La suspension se justifie et la nomination à titre transitoire et exceptionnelle des commissaires spéciaux
La clameur publique de corruption des députés provinciaux par les candidats sénateurs, Gouverneurs et Vice-Gouverneurs, le retard dans l’exécution du calendrier électoral, les tensions politiques et menaces de violences diverses (verbales, écrites, visuelles et physiques), le constat de fraude dans des proportions inquiétantes, dont certains candidats et agents de la CENI sont auteurs ou complices, la nécessité de recourir aux pouvoirs du Président de la République, qui assure, par son arbitrage, le fonctionnement régulier des pouvoirs publics et des institutions ainsi que la continuité de l’Etat (article 69 de la Constitution), la Loi n° 08/012 du 31 juillet 2008 portant principes fondamentaux relatifs à la libre administration des provinces, en ce que : – Le Gouverneur de province représente le Gouvernement central en province (Article 63, alinéa 1), et peut donc lui rendre directement compte. – En cas de nécessité, le pouvoir central peut réformer ou se substituer au pouvoir du Gouverneur de province (Article 66, alinéa 2).

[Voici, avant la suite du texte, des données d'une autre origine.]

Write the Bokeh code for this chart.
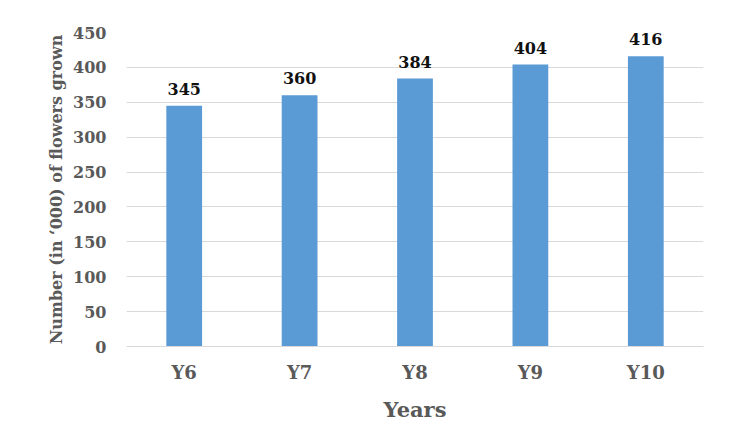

Ces faits ont conduit certains leaders, à l’instar de la gouverneure honoraire de la Tshuapa, qui fut d’abord Commissaire spéciale avant de passer Vice-Gouverneure puis Gouverneure de la même province, Marie Josée Ifoku Mputa Mpunga à émettre cette idée que votre journal a exploité sur ces colonnes. Comme elle à la tête de la province de la Tshuapa, la gestion de la femme à la tête des entreprises et institutions de l’Etat penche vers la proposition de la femme à la tête des provinces et l’émergence du leadership féminin. A l’instar de Mme Nzuzi Wa Mbombo des décennies en arrière, nommer une femme à la tête de la ville-province de Kinshasa cadre parfaitement avec la politique du genre.